Habe gerade versucht die englischen Javadocs in NetBeans 7.4 dt. zu integrieren. Und dabei halt im Menü Extras unter "Java Plattformen" und "NetBeans Plattformen" jeweils den Pfad der heruntergeladenen javadoc.zip angegeben. Aber in der IDE zeigt der mir trotzdem immer an, dass die Javadocs nicht gefunden wurden. Also was muss man da noch machen?:bahnhof:


----------



## strußi (7. Mai 2014)

unter 
Tools ( dritter menüpunkt von rechts)-> Java Platforms 
kannst du alles einstellen


----------



## javastarter2014 (7. Mai 2014)

ok. Danke.
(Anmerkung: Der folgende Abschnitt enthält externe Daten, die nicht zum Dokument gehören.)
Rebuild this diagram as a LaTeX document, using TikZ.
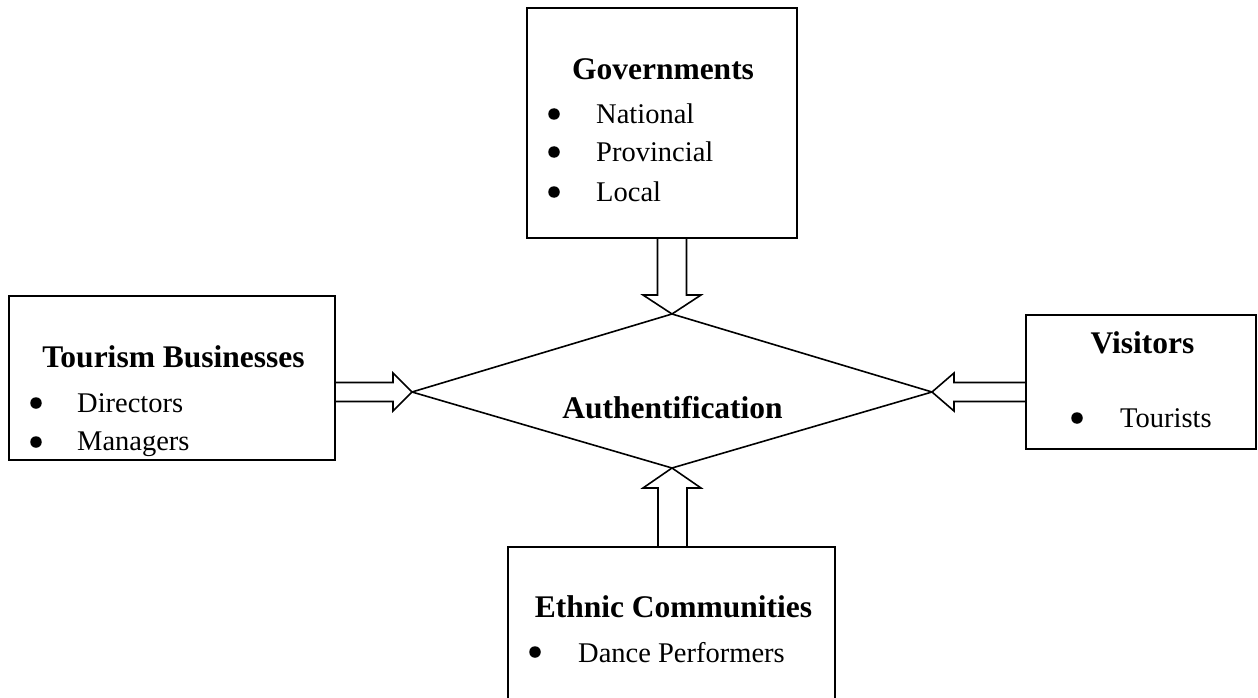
\documentclass[tikz,border=0pt]{standalone}
\usepackage{fontspec}
\setmainfont{Liberation Serif}
\usetikzlibrary{calc}
\begin{document}
\begin{tikzpicture}[x=1pt,y=-1pt,
  box/.style={draw,line width=1.6pt},
  blk/.style={draw,line width=1.6pt,line join=miter,fill=white},
  dia/.style={draw,line width=1.6pt},
  head/.style={font=\fontsize{31.5}{36}\selectfont\bfseries,anchor=base,inner sep=0pt},
  item/.style={font=\fontsize{28.5}{32}\selectfont,anchor=base west,inner sep=0pt},
  bul/.style={circle,fill=black,inner sep=0pt,minimum size=11.5pt}]
\useasboundingbox (0,0) rectangle (1258,698);
\clip (0,0) rectangle (1258,698);
% boxes
\draw[box] (527,8) rectangle (797,238);
\coordinate (govS) at (662,238);
\draw[box] (9,296) rectangle (335,460);
\coordinate (tourE) at (335,378);
\draw[box] (1026,315) rectangle (1256,449);
\coordinate (visW) at (1026,382);
\draw[box] (508,547) rectangle (835,712);
\coordinate (ethN) at (671,547);
% diamond
\coordinate (dT) at (672,314);
\coordinate (dR) at (932,392);
\coordinate (dB) at (672,468);
\coordinate (dL) at (412,392);
\draw[dia] (dT) -- (dR) -- (dB) -- (dL) -- cycle;
% block arrows
\draw[blk] (dT) -- ($(dT)+(-29,-19)$) -- ($(dT)+(-14.5,-19)$) -- ($(dT|-govS)+(-14.5,0)$)
  -- ($(dT|-govS)+(14.5,0)$) -- ($(dT)+(14.5,-19)$) -- ($(dT)+(29,-19)$) -- cycle;
\draw[blk] (dB) -- ($(dB)+(-29,20)$) -- ($(dB)+(-14,20)$) -- ($(dB|-ethN)+(-14,0)$)
  -- ($(dB|-ethN)+(15,0)$) -- ($(dB)+(15,20)$) -- ($(dB)+(29,20)$) -- cycle;
\draw[blk] (dL) -- ($(dL)+(-19,-19)$) -- ($(dL)+(-19,-9.5)$) -- ($(tourE|-dL)+(0,-9.5)$)
  -- ($(tourE|-dL)+(0,9.5)$) -- ($(dL)+(-19,9.5)$) -- ($(dL)+(-19,19)$) -- cycle;
\draw[blk] (dR) -- ($(dR)+(22,-19)$) -- ($(dR)+(22,-9.5)$) -- ($(visW|-dR)+(0,-9.5)$)
  -- ($(visW|-dR)+(0,9.5)$) -- ($(dR)+(22,9.5)$) -- ($(dR)+(22,19)$) -- cycle;
% texts
\node[head] (tgov) at (663,80) {Governments};
\node[bul] (b1) at (554,114) {};
\node[item] (t1) at (596,124) {National};
\node[bul] (b2) at (554,152) {};
\node[item] (t2) at (596,161) {Provincial};
\node[bul] (b3) at (554,192) {};
\node[item] (t3) at (596,201) {Local};
\node[head] (ttour) at (173.5,367) {Tourism Businesses};
\node[bul] (b4) at (36,403) {};
\node[item] (t4) at (77,412) {Directors};
\node[bul] (b5) at (36,442) {};
\node[item] (t5) at (77,450) {Managers};
\node[head] (tvis) at (1142.5,353) {Visitors};
\node[bul] (b6) at (1077,418) {};
\node[item] (t6) at (1120,427) {Tourists};
\node[head] (teth) at (673.5,617) {Ethnic Communities};
\node[bul] (b7) at (535,652) {};
\node[item] (t7) at (578,662) {Dance Performers};
\node[head] (tauth) at (672.5,418) {Authentification};
\end{tikzpicture}
\end{document}
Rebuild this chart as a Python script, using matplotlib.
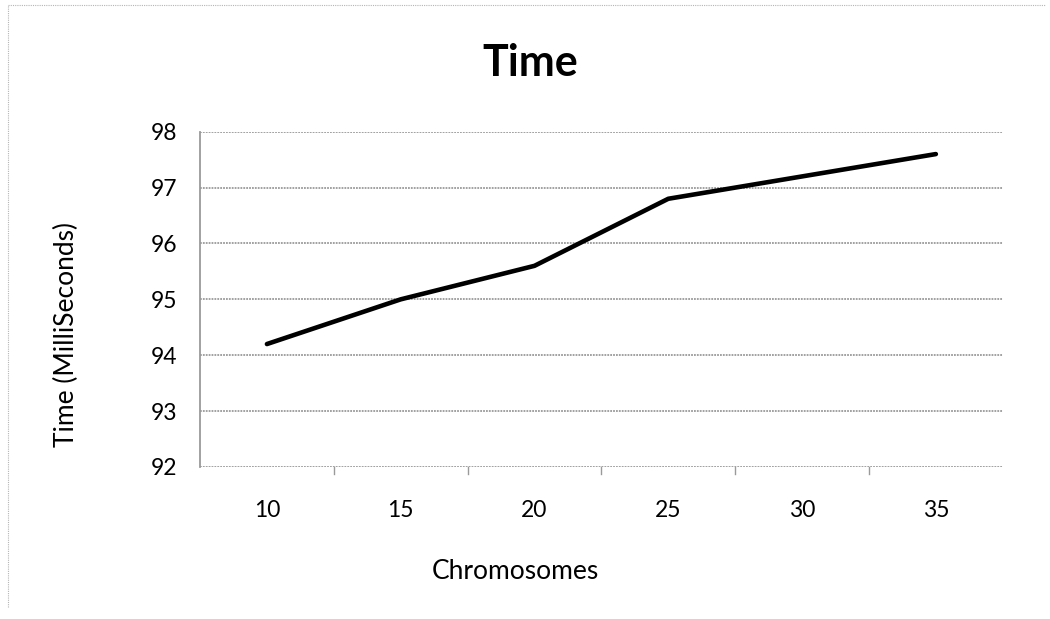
import matplotlib
matplotlib.use("Agg")
import matplotlib.pyplot as plt
from matplotlib.lines import Line2D

# Chart data
chromosomes = ["10", "15", "20", "25", "30", "35"]
time_ms = [94.2, 95.0, 95.6, 96.8, 97.2, 97.6]
y_ticks = [92, 93, 94, 95, 96, 97, 98]

plt.rcParams["font.family"] = ["Lato", "DejaVu Sans"]

fig = plt.figure(figsize=(10.5, 6.19), dpi=100)
ax = fig.add_axes([0.1905, 0.2456, 0.7645, 0.5416])

x = list(range(len(chromosomes)))
ax.plot(x, time_ms, color="black", lw=3.3, solid_capstyle="round", zorder=3)

ax.set_xlim(-0.5, len(chromosomes) - 0.5)
ax.set_ylim(92, 98)
ax.set_yticks(y_ticks)
ax.set_yticklabels([str(v) for v in y_ticks], fontsize=16.5)
ax.set_xticks(x)
ax.set_xticklabels(chromosomes, fontsize=16.5)

# horizontal gridlines
for v in y_ticks:
    ax.axhline(v, color="#9a9a9a", lw=1.3, ls=(0, (1, 0.6)), zorder=1)

# tick marks between categories on the category axis
ax.tick_params(axis="x", length=0, pad=24)
ax.tick_params(axis="y", length=0, pad=16.5)
for b in [i + 0.5 for i in x[:-1]]:
    ax.plot([b, b], [92, 91.88], color="#9a9a9a", lw=1.0, clip_on=False)

for s in ["top", "right", "bottom"]:
    ax.spines[s].set_visible(False)
ax.spines["left"].set_color("#9a9a9a")
ax.spines["left"].set_linewidth(1.3)

fig.text(0.505, 0.898, "Time", ha="center", va="center",
         fontsize=31, fontweight="bold")
fig.text(0.063, 0.4604, "Time (MilliSeconds)", ha="center", va="center",
         rotation=90, fontsize=19)
fig.text(0.4905, 0.0775, "Chromosomes", ha="center", va="center", fontsize=19)

# faint border of the chart area
fig.add_artist(Line2D([0.008, 0.995], [0.992, 0.992], transform=fig.transFigure,
                      color="#b5b5b5", lw=0.8, ls=(0, (1, 1))))
fig.add_artist(Line2D([0.008, 0.008], [0.02, 0.992], transform=fig.transFigure,
                      color="#b5b5b5", lw=0.8, ls=(0, (1, 1))))

fig.savefig("out.png", dpi=100, facecolor="white")
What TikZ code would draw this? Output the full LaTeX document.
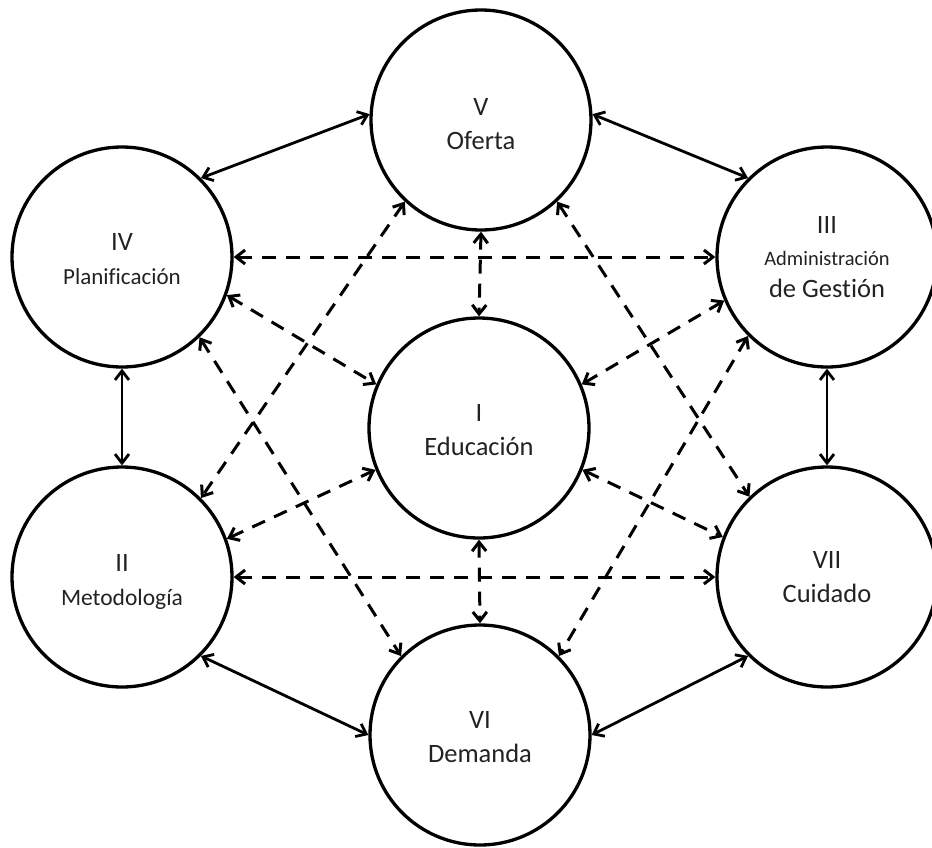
\documentclass[tikz,border=0pt]{standalone}
\usepackage{fontspec}
\setmainfont{Carlito}[Ligatures=NoCommon]
\usetikzlibrary{arrows.meta}
\definecolor{txt}{HTML}{222222}
\newcommand\twolines[3]{\rule{0pt}{#1pt}#2\\#3}
\begin{document}
\begin{tikzpicture}[x=1pt,y=-1pt,
  bub/.style={circle,draw,line width=3.3pt,minimum size=220pt,inner sep=0pt,
    align=center,text=txt,font=\fontsize{26.5}{34}\selectfont},
  barbs/.style={line width=2.8pt,
    {Straight Barb[length=9pt,width=14pt]}-{Straight Barb[length=9pt,width=14pt]}},
  duallink/.style={barbs},
  dashlink/.style={barbs,line width=3pt,dash pattern=on 14pt off 10pt}]
\useasboundingbox (0,0) rectangle (932,847);
\node[bub] (V)   at (481,120) {\twolines{26}{V}{Oferta}};
\node[bub] (IV)  at (122,257) {\twolines{22}{IV}{{\fontsize{23}{34}\selectfont Planificación}}};
\node[bub,font=\fontsize{26.5}{32}\selectfont] (III) at (827,257) {III\\{\fontsize{20.5}{32}\selectfont Administración}\\de Gestión};
\node[bub] (I)   at (479,428) {\twolines{22}{I}{Educación}};
\node[bub] (II)  at (122,577) {\twolines{27}{II}{{\fontsize{23.5}{34}\selectfont Metodología}}};
\node[bub] (VII) at (827,577) {\twolines{18}{VII}{Cuidado}};
\node[bub] (VI)  at (480,735) {\twolines{22}{VI}{Demanda}};
% solid links
\draw[duallink] (IV.45) -- (V.177);
\draw[duallink] (V.3) -- (III.135);
\draw[duallink] (IV.270) -- (II.90);
\draw[duallink] (III.270) -- (VII.90);
\draw[duallink] (II.-45) -- (VI.180);
\draw[duallink] (VI.0) -- (VII.225);
% dashed links
\draw[dashlink] (IV.0) -- (III.180);
\draw[dashlink] (II.0) -- (VII.180);
\draw[dashlink] (V.270) -- (I.90);
\draw[dashlink] (I.270) -- (VI.90);
\draw[dashlink] (IV.-20) -- (I.157);
\draw[dashlink] (I.23) -- (III.203);
\draw[dashlink] (II.20) -- (I.202);
\draw[dashlink] (I.-22) -- (VII.159);
\draw[dashlink] (V.227) -- (II.45);
\draw[dashlink] (V.313) -- (VII.134);
\draw[dashlink] (IV.-46) -- (VI.135);
\draw[dashlink] (III.225) -- (VI.45);
\end{tikzpicture}
\end{document}
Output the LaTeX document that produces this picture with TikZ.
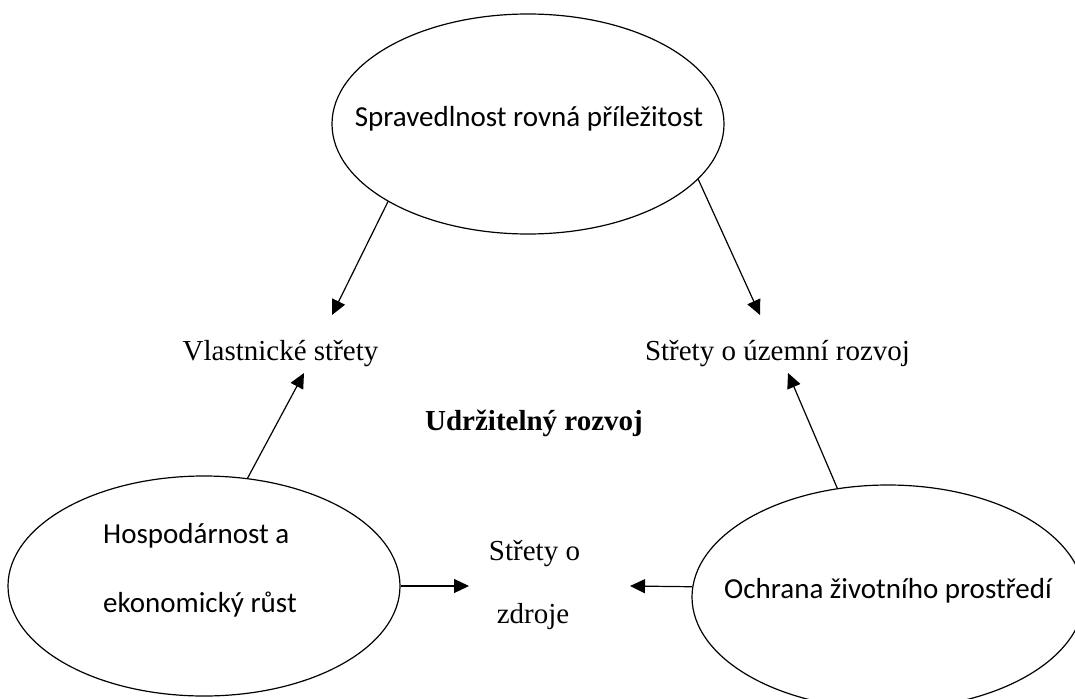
\documentclass[tikz,border=0pt]{standalone}
\usepackage{fontspec}
\setmainfont{Liberation Serif}
\newfontfamily\calfont{Carlito}
\usetikzlibrary{shapes.geometric,arrows.meta}
\begin{document}
\begin{tikzpicture}[x=1pt,y=-1pt,
  ell/.style={draw,ellipse,line width=1.2pt,inner sep=0pt,minimum width=392pt,minimum height=220pt},
  ctext/.style={inner sep=0pt,font=\calfont\fontsize{29}{35}\selectfont},
  ttext/.style={inner sep=0pt,font=\fontsize{29}{35}\selectfont},
  conn/.style={line width=1.2pt,-{Triangle[length=15pt,width=14pt]}}]
\useasboundingbox (0,0) rectangle (1075,698);
\clip (0,0) rectangle (1075,698);
% ellipses
\node[ell] (topE) at (528,124) {};
\node[ell] (leftE) at (204,586) {};
\node[ell,minimum height=224pt] (rightE) at (888,597) {};
% ellipse texts
\node[ctext,anchor=base] (t1) at (529,126) {Spravedlnost rovná příležitost};
\node[ctext,anchor=base west] (t2a) at (103,543) {Hospodárnost a};
\node[ctext,anchor=base west] (t2b) at (103,612) {ekonomický růst};
\node[ctext,anchor=base] (t3) at (888,598) {Ochrana životního prostředí};
% other texts
\node[ttext,anchor=base] (vl) at (280.5,360) {Vlastnické střety};
\node[ttext,anchor=base] (uz) at (777.5,360) {Střety o územní rozvoj};
\node[ttext,anchor=base,font=\bfseries\fontsize{29}{35}\selectfont] (ur) at (534,430) {Udržitelný rozvoj};
\node[ttext,anchor=base] (zd1) at (534.5,560) {Střety o};
\node[ttext,anchor=base] (zd2) at (533,623) {zdroje};
% arrow tips
\coordinate (p1) at (332,315);
\coordinate (p2) at (304,373);
\coordinate (p3) at (760,315);
\coordinate (p4) at (788,373);
\coordinate (p5) at (469,586);
\coordinate (p6) at (630,586);
% connectors
\draw[conn] (topE.209.4) -- (p1);
\draw[conn] (leftE.68.7) -- (p2);
\draw[conn] (topE.342.8) -- (p3);
\draw[conn] (rightE.115.1) -- (p4);
\draw[conn] (leftE.east) -- (p5);
\draw[conn] (rightE.177) -- (p6);
\end{tikzpicture}
\end{document}
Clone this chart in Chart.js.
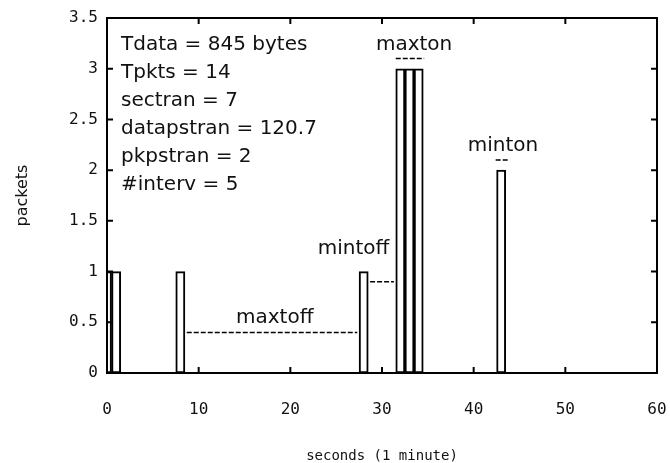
<!DOCTYPE html>
<html lang="en">
<head>
<meta charset="UTF-8">
<title>packets per second</title>
<script src="https://cdn.jsdelivr.net/npm/chart.js"></script>
<style>
  html, body { margin: 0; padding: 0; background: #fff; }
  #wrap { width: 670px; height: 463px; }
</style>
</head>
<body>
<div id="wrap"><canvas id="chart" width="670" height="463"></canvas></div>
<script>
// packets seen in each second of the trace
const seconds = [0, 1, 8, 28, 32, 33, 34, 43];
const packets = [1, 1, 1, 1, 3, 3, 3, 2];

const xTicks = [0, 10, 20, 30, 40, 50, 60];
const yTicks = [0, 0.5, 1, 1.5, 2, 2.5, 3, 3.5];

// dashed markers for on/off intervals
const gapNames = ['maxtoff', 'mintoff', 'maxton', 'minton'];
const gapFrom = [8.7, 28.7, 31.5, 42.4];
const gapTo = [27.3, 31.3, 34.6, 43.8];
const gapLevel = [0.4, 0.9, 3.1, 2.1];
const gapLabelX = [18.3, 26.9, 33.5, 43.2];
const gapLabelY = [0.54, 1.22, 3.24, 2.24];

const stats = ['Tdata = 845 bytes', 'Tpkts = 14', 'sectran = 7',
               'datapstran = 120.7', 'pkpstran = 2', '#interv = 5'];

const sans = '"DejaVu Sans", sans-serif';
const mono = '"DejaVu Sans Mono", monospace';

const datasets = [{
    type: 'bar',
    data: seconds.map((s, i) => ({ x: s, y: packets[i] })),
    backgroundColor: '#fff',
    borderColor: '#000',
    borderWidth: 2,
    borderSkipped: false,
    barPercentage: 1,
    categoryPercentage: 1
}];
gapNames.forEach((name, i) => {
    datasets.push({
        type: 'line',
        label: name,
        data: [{ x: gapFrom[i], y: gapLevel[i] }, { x: gapTo[i], y: gapLevel[i] }],
        borderColor: '#000',
        borderWidth: 1.5,
        borderDash: [5, 2],
        pointRadius: 0,
        fill: false
    });
});

const framePlugin = {
    id: 'frame',
    afterDatasetsDraw(chart) {
        const ctx = chart.ctx;
        const a = chart.chartArea;
        const x = chart.scales.x, y = chart.scales.y;
        ctx.save();
        ctx.strokeStyle = '#000';
        ctx.lineWidth = 2;
        ctx.strokeRect(a.left, a.top, a.right - a.left, a.bottom - a.top);
        ctx.beginPath();
        xTicks.slice(1, -1).forEach(v => {
            const px = x.getPixelForValue(v);
            ctx.moveTo(px, a.bottom); ctx.lineTo(px, a.bottom - 6);
            ctx.moveTo(px, a.top); ctx.lineTo(px, a.top + 6);
        });
        yTicks.slice(1, -1).forEach(v => {
            const py = y.getPixelForValue(v);
            ctx.moveTo(a.left, py); ctx.lineTo(a.left + 6, py);
            ctx.moveTo(a.right, py); ctx.lineTo(a.right - 6, py);
        });
        ctx.stroke();

        ctx.fillStyle = '#111';
        ctx.font = '20px ' + sans;
        ctx.textBaseline = 'middle';
        ctx.textAlign = 'center';
        gapNames.forEach((name, i) => {
            ctx.fillText(name, x.getPixelForValue(gapLabelX[i]), y.getPixelForValue(gapLabelY[i]));
        });
        ctx.textAlign = 'left';
        stats.forEach((s, i) => {
            ctx.fillText(s, a.left + 14, a.top + 27 + i * 28);
        });
        ctx.restore();
    }
};

new Chart(document.getElementById('chart'), {
    type: 'bar',
    data: { datasets: datasets },
    options: {
        responsive: false,
        animation: false,
        layout: { padding: { top: 18, right: 13, left: 0, bottom: 0 } },
        plugins: { legend: { display: false }, tooltip: { enabled: false } },
        scales: {
            x: {
                type: 'linear',
                min: 0, max: 60,
                offset: false,
                grid: { display: false, drawTicks: false, offset: false },
                border: { display: false },
                afterBuildTicks: s => { s.ticks = xTicks.map(v => ({ value: v })); },
                afterFit: s => { s.height = 90; s.paddingLeft = 0; s.paddingRight = 0; },
                ticks: { color: '#111', font: { family: mono, size: 16 }, padding: 27, maxRotation: 0,
                         callback: v => String(v) },
                title: { display: true, text: 'seconds (1 minute)', color: '#111',
                         font: { family: mono, size: 14, lineHeight: 1 }, padding: 0 }
            },
            y: {
                min: 0, max: 3.5,
                grid: { display: false, drawTicks: false },
                border: { display: false },
                afterBuildTicks: s => { s.ticks = yTicks.map(v => ({ value: v })); },
                afterFit: s => { s.width = 107; s.paddingTop = 0; s.paddingBottom = 0; },
                ticks: { color: '#111', font: { family: mono, size: 16 }, padding: 9,
                         callback: v => String(v) },
                title: { display: true, text: 'packets', color: '#111',
                         font: { family: sans, size: 16 }, padding: { top: 13, bottom: 0 } }
            }
        }
    },
    plugins: [framePlugin]
});
</script>
</body>
</html>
Hab jetzt aber doch NetBeans 8.0. ;-)


----------



## strußi (8. Mai 2014)

funktioniert genau gleich ;-)

Menü "Tools" ( dritter menüpunkt von rechts)-> Java Platforms und dann in den rechten 2/3 den Reiter javaDocs auswählen und dort den ordner mit dem javadocs einbinden


----------



## strußi (10. Mai 2014)

hat sich das thema erledig?
wenn ja, bitte als erledigt markieren


----------